(Dataset excerpt)
━━━━
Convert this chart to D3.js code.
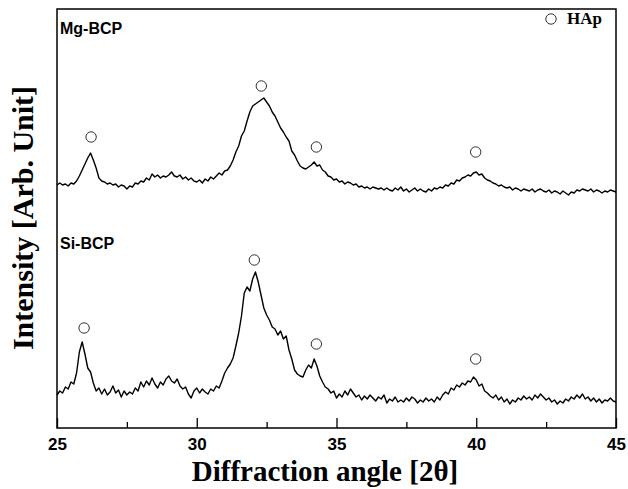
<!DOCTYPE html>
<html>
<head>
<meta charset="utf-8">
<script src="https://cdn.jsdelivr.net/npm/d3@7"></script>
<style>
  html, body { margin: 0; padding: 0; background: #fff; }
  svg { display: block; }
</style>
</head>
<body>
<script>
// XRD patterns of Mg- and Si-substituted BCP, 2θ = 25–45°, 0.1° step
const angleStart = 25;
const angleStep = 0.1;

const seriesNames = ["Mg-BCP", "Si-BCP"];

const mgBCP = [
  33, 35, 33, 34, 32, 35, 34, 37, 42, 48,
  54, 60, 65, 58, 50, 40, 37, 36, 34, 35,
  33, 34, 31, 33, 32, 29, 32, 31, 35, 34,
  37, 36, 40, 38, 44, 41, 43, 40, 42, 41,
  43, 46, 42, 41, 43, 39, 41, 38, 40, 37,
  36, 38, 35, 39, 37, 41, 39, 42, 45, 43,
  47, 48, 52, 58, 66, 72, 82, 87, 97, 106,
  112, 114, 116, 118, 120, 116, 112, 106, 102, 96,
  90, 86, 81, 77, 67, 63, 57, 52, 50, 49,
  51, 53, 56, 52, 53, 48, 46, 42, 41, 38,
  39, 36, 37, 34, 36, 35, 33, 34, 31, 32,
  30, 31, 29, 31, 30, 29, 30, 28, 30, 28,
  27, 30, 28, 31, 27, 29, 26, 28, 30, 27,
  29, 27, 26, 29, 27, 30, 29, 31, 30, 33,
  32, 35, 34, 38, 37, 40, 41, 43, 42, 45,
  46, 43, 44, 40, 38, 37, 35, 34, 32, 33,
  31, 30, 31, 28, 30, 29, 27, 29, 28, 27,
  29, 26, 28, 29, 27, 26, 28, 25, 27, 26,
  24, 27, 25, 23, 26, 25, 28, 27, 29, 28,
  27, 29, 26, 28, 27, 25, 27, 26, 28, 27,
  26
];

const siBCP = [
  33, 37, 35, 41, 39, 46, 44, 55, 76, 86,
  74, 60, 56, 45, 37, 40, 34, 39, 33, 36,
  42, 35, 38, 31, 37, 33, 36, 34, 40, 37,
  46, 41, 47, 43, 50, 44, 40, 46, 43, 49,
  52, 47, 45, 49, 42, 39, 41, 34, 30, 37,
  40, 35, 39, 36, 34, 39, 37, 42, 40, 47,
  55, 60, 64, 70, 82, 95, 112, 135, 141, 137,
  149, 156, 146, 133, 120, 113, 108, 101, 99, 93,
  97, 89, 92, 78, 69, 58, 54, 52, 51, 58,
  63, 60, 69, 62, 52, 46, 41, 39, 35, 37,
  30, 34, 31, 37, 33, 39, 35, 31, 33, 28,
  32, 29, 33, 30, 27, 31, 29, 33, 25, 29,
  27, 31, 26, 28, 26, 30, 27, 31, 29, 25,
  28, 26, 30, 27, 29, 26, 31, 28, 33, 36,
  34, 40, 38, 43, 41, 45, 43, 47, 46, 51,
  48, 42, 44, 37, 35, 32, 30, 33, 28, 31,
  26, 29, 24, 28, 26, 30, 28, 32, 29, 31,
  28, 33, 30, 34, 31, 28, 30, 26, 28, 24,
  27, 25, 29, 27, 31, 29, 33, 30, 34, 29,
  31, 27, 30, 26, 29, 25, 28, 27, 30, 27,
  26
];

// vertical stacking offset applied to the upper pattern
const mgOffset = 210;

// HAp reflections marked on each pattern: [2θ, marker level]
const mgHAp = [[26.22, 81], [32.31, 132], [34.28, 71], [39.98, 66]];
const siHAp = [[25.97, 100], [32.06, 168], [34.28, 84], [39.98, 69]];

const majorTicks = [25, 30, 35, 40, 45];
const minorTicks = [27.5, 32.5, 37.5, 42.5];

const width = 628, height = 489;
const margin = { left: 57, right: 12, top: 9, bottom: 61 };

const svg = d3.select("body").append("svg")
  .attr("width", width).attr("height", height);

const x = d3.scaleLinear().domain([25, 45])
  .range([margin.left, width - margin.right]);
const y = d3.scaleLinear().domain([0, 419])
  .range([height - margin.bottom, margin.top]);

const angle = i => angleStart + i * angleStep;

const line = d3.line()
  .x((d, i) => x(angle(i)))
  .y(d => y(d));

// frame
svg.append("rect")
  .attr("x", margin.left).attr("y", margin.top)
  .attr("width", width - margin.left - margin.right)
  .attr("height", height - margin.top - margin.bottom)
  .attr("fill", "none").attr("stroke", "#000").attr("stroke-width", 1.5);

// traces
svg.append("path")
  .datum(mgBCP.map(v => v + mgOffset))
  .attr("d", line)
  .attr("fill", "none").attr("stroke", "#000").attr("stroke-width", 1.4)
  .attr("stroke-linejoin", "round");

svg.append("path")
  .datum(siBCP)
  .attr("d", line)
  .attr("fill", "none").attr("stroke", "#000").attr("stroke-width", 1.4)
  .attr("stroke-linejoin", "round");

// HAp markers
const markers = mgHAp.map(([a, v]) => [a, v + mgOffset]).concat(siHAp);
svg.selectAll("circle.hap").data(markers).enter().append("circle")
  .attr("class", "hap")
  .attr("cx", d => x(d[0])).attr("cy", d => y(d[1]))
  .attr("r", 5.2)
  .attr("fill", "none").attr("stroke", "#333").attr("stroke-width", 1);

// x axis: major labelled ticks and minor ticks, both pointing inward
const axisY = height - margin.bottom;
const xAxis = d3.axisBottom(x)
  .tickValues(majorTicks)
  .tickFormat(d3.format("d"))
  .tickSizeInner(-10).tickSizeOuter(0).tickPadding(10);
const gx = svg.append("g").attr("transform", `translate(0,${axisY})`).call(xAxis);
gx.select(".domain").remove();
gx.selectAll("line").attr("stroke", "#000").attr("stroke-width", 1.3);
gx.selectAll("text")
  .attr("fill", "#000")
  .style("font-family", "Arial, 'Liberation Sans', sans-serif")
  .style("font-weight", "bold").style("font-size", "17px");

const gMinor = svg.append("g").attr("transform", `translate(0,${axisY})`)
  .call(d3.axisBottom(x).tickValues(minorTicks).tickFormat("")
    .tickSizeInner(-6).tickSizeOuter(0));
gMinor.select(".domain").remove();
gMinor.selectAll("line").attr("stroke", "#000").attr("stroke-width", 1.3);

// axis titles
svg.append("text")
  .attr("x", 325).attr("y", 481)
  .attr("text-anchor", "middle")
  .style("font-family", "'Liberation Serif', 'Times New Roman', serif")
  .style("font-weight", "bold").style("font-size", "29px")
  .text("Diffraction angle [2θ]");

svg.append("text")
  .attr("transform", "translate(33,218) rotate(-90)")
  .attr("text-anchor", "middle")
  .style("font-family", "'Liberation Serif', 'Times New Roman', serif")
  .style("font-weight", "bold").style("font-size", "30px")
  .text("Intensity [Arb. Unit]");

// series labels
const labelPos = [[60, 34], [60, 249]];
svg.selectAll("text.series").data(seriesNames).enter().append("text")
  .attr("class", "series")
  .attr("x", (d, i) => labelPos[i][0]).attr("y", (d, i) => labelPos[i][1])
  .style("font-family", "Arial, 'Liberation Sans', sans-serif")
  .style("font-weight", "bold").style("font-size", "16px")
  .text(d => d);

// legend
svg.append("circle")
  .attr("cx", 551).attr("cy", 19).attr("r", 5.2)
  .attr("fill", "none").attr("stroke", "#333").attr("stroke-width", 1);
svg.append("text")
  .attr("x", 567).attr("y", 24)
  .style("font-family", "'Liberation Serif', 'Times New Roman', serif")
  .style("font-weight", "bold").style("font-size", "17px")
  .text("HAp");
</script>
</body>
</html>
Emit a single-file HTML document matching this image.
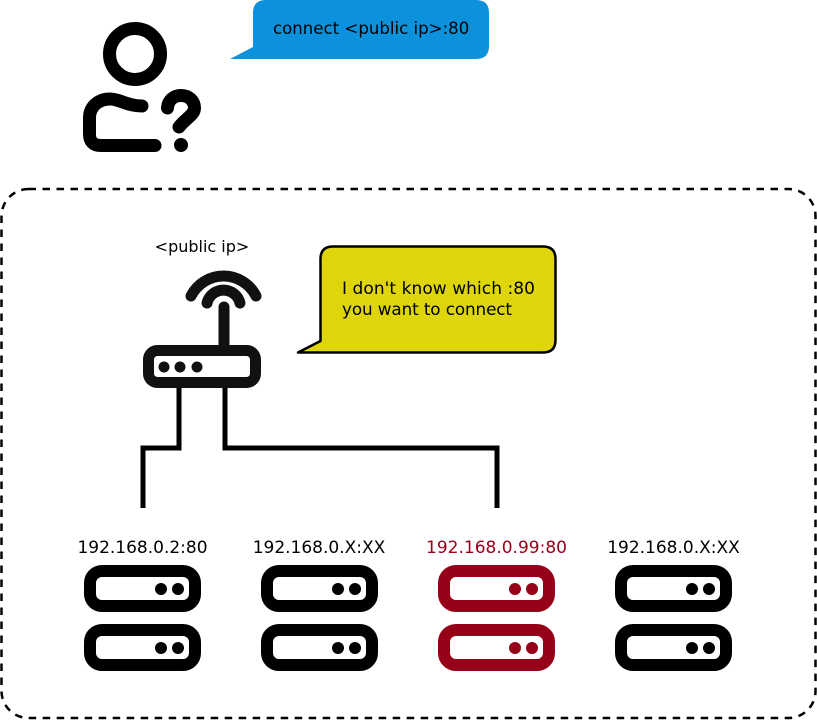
━━━━
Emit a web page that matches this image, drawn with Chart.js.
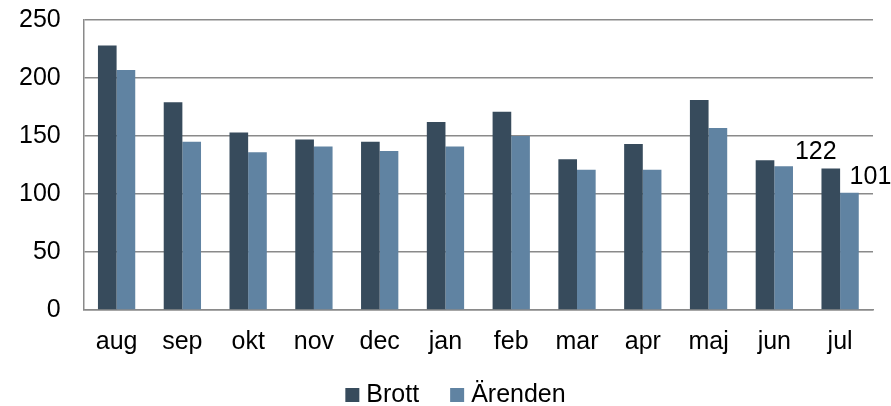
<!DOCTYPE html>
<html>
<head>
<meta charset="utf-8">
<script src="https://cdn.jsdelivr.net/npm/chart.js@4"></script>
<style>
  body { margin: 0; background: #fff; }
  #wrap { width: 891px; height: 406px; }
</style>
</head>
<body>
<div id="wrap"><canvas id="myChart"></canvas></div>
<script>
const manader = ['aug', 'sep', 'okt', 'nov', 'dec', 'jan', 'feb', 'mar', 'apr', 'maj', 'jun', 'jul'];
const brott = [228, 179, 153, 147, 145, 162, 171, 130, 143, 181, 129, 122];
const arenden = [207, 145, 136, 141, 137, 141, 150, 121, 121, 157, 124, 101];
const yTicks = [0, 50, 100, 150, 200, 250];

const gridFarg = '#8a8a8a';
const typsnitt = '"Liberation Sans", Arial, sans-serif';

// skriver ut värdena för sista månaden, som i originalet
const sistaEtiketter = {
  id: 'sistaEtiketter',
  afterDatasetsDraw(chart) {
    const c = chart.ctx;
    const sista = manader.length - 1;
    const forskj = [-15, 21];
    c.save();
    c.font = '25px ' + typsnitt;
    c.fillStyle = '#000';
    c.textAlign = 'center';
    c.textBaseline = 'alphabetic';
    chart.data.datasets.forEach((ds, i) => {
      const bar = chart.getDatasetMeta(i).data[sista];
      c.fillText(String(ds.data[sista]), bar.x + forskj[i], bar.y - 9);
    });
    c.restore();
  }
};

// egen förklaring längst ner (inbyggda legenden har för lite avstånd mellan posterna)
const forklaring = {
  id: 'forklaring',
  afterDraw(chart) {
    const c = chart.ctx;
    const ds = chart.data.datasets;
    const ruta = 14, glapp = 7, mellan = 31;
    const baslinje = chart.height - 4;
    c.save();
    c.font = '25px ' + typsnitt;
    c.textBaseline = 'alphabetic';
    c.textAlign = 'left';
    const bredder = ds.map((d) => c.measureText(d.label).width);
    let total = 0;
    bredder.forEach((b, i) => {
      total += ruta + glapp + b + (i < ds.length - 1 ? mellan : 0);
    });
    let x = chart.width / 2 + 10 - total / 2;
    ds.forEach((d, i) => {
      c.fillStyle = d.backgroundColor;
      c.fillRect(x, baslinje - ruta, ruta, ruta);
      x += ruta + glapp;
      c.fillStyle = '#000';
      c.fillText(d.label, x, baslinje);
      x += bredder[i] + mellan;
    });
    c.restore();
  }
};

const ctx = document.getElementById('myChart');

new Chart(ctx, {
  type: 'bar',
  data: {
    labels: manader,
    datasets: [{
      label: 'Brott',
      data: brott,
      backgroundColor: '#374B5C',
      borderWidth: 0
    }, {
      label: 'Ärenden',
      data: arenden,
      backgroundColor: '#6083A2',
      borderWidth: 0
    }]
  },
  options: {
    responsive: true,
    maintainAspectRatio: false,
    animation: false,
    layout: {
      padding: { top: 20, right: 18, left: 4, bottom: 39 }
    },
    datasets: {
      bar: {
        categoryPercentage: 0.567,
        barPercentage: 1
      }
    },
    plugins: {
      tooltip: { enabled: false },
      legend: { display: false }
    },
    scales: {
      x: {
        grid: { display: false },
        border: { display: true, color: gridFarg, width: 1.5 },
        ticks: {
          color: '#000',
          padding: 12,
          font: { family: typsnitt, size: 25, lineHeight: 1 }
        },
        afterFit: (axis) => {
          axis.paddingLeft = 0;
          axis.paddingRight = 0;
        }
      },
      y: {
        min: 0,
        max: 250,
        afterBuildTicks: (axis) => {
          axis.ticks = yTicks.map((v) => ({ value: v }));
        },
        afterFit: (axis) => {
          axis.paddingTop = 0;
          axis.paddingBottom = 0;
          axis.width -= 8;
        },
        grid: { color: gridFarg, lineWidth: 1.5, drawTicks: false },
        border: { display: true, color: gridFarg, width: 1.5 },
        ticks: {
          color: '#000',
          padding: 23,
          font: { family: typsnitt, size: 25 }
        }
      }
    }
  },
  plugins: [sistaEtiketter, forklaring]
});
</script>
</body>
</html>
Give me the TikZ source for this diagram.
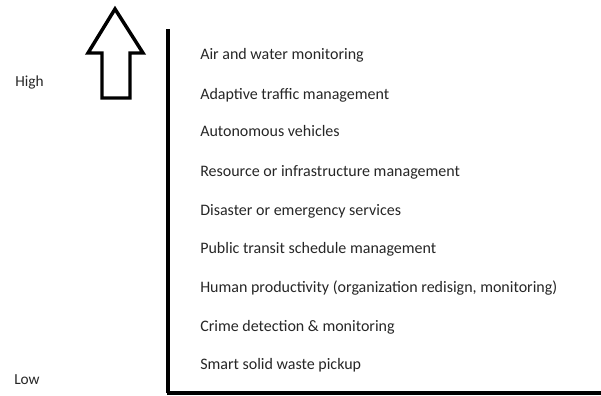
━━━━
Task to complete
Identify and list each line with the word "Emit".

Written answer
Emit a single-file HTML document matching this image.
Emit a web page that matches this image, drawn with Chart.js.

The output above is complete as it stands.